Israel is distinct from the Church and will remain an everlasting nation, never to be replaced or eradicated. But as we’ve already begun to see, Israel’s yearly celebration of her birth and empowerment on Shavuot (Pentecost) hearkens to the birth and empowerment of Messiah’s Body, the Church!

Pentecost’s Bizarre Offering

Consider God’s unusual instructions to Israel concerning the celebration of Shavuot. Not only does He invite Gentiles to the party (Deut. 16:11), the LORD also requires two loaves of bread to be brought into His holy presence, and those loaves are to be “baked with leaven” (Lev. 23:17). Leaven? The biblical symbol for sin and corruption? Elsewhere, in Leviticus 2:11, God warns, “No grain offering which you bring to the LORD shall be made with leaven,” but for Shavuot He makes a special exception! Why? Because embedded in this remarkable festival is a foreshadow of Messiah’s Body, the Church: Two loaves (Jews and Gentiles) coming before the one true God as an offering that is pleasing to Him, yet those loaves contain leaven.

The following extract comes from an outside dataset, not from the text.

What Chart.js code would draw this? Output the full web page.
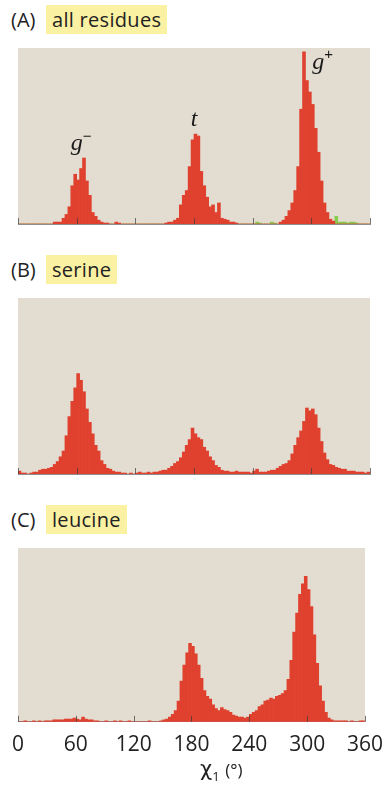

Question: Is there sin in the Church? You don’t have to think too hard about that one, do you? Speaking to believers, God’s Word tells us, “If we say we have no sin, we deceive ourselves and the truth is not in us” (1 John 1:8). Yes, there most certainly is sin in the Church, but wonderfully, God accepts this leavened offering for a season! We are destined to become a chaste Bride, presented as “a glorious church, not having spot or wrinkle or any such thing, but that it should be holy and without blemish” (Ephesians 5:27)

“You shall receive power…”

As it was with the first three prophetic Feasts of the LORD, this fourth feast, Pentecost, was fulfilled to the letter and to the day.

Think of it:

  1. Passover, fulfilled in the atoning death of Messiah our Passover (1 Cor. 5:7)
  2. Feast of Unleavened Bread, fulfilled in the burial of the unleavened Bread of Life, Yeshua (John 12:24)
  3. Feast of Firstfruits, fulfilled in the glorious resurrection of Messiah our Firstfruits (1 Cor. 15:23)

After Yeshua rose from the dead, He was seen by witnesses for 40 days (Acts 1:3). It was then that He instructed His disciples to wait in Jerusalem, saying, “you shall receive power when the Holy Spirit has come upon you” (Acts 1:8). They waited ten days. 40+10=50, and fifty days from the Feast of Firstfruits lands us squarely on the Feast of Pentecost! And so it was, on the anniversary of the day when God birthed the nation Israel and scribed His Law on tablets of stone, God birthed the Church and wrote His Law on 3000 Jewish hearts (confer Jer. 31:33).

In this season of Shavuot as we consider “Pentecost revisited,” it is my sincere prayer that Pentecost has visited you with spiritual rebirth and empowerment! May we be living in joyful anticipation of the fulfilment of Feast #5, the Feast of Trumpets, when our beloved Bridegroom will, at last, collect His Bride “with the voice of an archangel and with the trumpet of God” (1 Thess. 4:16).